EXERCISE AIM: Omit the pictures and print exactly the lines of the listing below, starting at the first and ending at the line containing "d3.scaleLinear().domain([0, 3500]).range([yBase, yTop]);".

========

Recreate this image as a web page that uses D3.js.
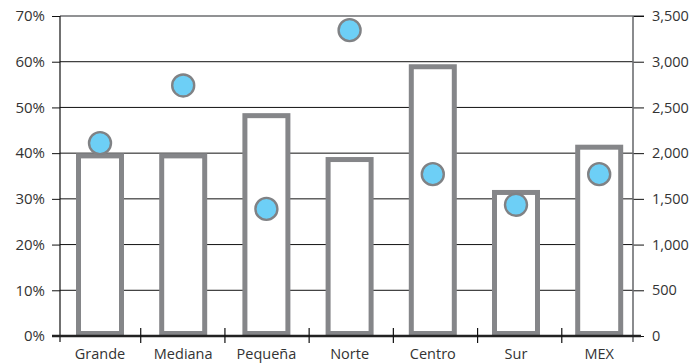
<!DOCTYPE html>
<html>
<head>
<meta charset="utf-8">
<script src="https://cdn.jsdelivr.net/npm/d3@7"></script>
<style>
  html, body { margin: 0; padding: 0; background: #fff; }
  svg text { font-family: "Open Sans", "Noto Sans", sans-serif; fill: #333; }
</style>
</head>
<body>
<svg id="chart" width="697" height="363"></svg>
<script>
// Regions and their values
const categories = ["Grande", "Mediana", "Pequeña", "Norte", "Centro", "Sur", "MEX"];
const barValues = [1970, 1970, 2410, 1930, 2945, 1570, 2065];      // right axis
const dotValues = [42.2, 54.8, 27.8, 66.9, 35.4, 28.7, 35.4];      // left axis, %
const leftTicks = [0, 10, 20, 30, 40, 50, 60, 70];
const rightTicks = [0, 500, 1000, 1500, 2000, 2500, 3000, 3500];

const svg = d3.select("#chart");
const xL = 60, xR = 633, yTop = 16, yBase = 336;

const x = d3.scaleBand().domain(categories).range([58.4, 640.8]);
// separators between categories on the baseline
const xSep = d3.scaleBand().domain(categories).range([56.5, 646]);
const yPct = d3.scaleLinear().domain([0, 70]).range([yBase, yTop]);
const yVal = d3.scaleLinear().domain([0, 3500]).range([yBase, yTop]);

// Gridlines
svg.append("g").selectAll("line")
  .data(leftTicks.filter(d => d > 0 && d < 70))
  .join("line")
  .attr("x1", xL).attr("x2", xR)
  .attr("y1", d => yPct(d)).attr("y2", d => yPct(d))
  .attr("stroke", "#111").attr("stroke-width", 1);

// Top border line
svg.append("line")
  .attr("x1", xL).attr("x2", 644)
  .attr("y1", yPct(70)).attr("y2", yPct(70))
  .attr("stroke", "#6d6e71").attr("stroke-width", 1.6);

// Bars
const barW = 43;
svg.append("g").selectAll("rect")
  .data(categories)
  .join("rect")
  .attr("x", d => x(d) + x.bandwidth() / 2 - barW / 2)
  .attr("width", barW)
  .attr("y", (d, i) => yVal(barValues[i]))
  .attr("height", (d, i) => yVal(0) - 2.5 - yVal(barValues[i]))
  .attr("fill", "#fff")
  .attr("stroke", "#858689")
  .attr("stroke-width", 5);

// Left axis
const leftAxis = d3.axisLeft(yPct).tickValues(leftTicks)
  .tickFormat(d => d + "%").tickSize(8).tickPadding(7);
const gL = svg.append("g").attr("transform", `translate(${xL},0)`).call(leftAxis);
gL.select(".domain").remove();
gL.selectAll(".tick line").attr("stroke", "#111");
gL.selectAll("text").attr("font-size", 15).attr("fill", "#333");
svg.append("line").attr("x1", xL).attr("x2", xL).attr("y1", yTop).attr("y2", 342)
  .attr("stroke", "#111").attr("stroke-width", 1.2);

// Right axis
const rightAxis = d3.axisRight(yVal).tickValues(rightTicks)
  .tickFormat(d3.format(",")).tickSize(11).tickPadding(8);
const gR = svg.append("g").attr("transform", `translate(${xR},0)`).call(rightAxis);
gR.select(".domain").remove();
gR.selectAll(".tick line").attr("stroke", "#111");
gR.selectAll("text").attr("font-size", 14.5).attr("fill", "#333");
svg.append("line").attr("x1", xR).attr("x2", xR).attr("y1", yTop).attr("y2", 342)
  .attr("stroke", "#6d6e71").attr("stroke-width", 1.6);

// Bottom axis
svg.append("line").attr("x1", 52).attr("x2", 641).attr("y1", yBase).attr("y2", yBase)
  .attr("stroke", "#222").attr("stroke-width", 2.6);
const bounds = categories.slice(1).map(c => xSep(c));
svg.append("g").selectAll("line").data(bounds).join("line")
  .attr("x1", d => d).attr("x2", d => d)
  .attr("y1", 328).attr("y2", 343)
  .attr("stroke", "#111").attr("stroke-width", 1.2);
svg.append("g").selectAll("text").data(categories).join("text")
  .attr("x", d => x(d) + x.bandwidth() / 2)
  .attr("y", 359)
  .attr("text-anchor", "middle")
  .attr("font-size", 14.5)
  .text(d => d);

// Dots
svg.append("g").selectAll("circle")
  .data(categories)
  .join("circle")
  .attr("cx", d => x(d) + x.bandwidth() / 2)
  .attr("cy", (d, i) => yPct(dotValues[i]))
  .attr("r", 11)
  .attr("fill", "#6dcff6")
  .attr("stroke", "#808285")
  .attr("stroke-width", 2.4);
</script>
</body>
</html>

========

COMPLETE RESPONSE:
Recreate this image as a web page that uses D3.js.
<!DOCTYPE html>
<html>
<head>
<meta charset="utf-8">
<script src="https://cdn.jsdelivr.net/npm/d3@7"></script>
<style>
  html, body { margin: 0; padding: 0; background: #fff; }
  svg text { font-family: "Open Sans", "Noto Sans", sans-serif; fill: #333; }
</style>
</head>
<body>
<svg id="chart" width="697" height="363"></svg>
<script>
// Regions and their values
const categories = ["Grande", "Mediana", "Pequeña", "Norte", "Centro", "Sur", "MEX"];
const barValues = [1970, 1970, 2410, 1930, 2945, 1570, 2065];      // right axis
const dotValues = [42.2, 54.8, 27.8, 66.9, 35.4, 28.7, 35.4];      // left axis, %
const leftTicks = [0, 10, 20, 30, 40, 50, 60, 70];
const rightTicks = [0, 500, 1000, 1500, 2000, 2500, 3000, 3500];

const svg = d3.select("#chart");
const xL = 60, xR = 633, yTop = 16, yBase = 336;

const x = d3.scaleBand().domain(categories).range([58.4, 640.8]);
// separators between categories on the baseline
const xSep = d3.scaleBand().domain(categories).range([56.5, 646]);
const yPct = d3.scaleLinear().domain([0, 70]).range([yBase, yTop]);
const yVal = d3.scaleLinear().domain([0, 3500]).range([yBase, yTop]);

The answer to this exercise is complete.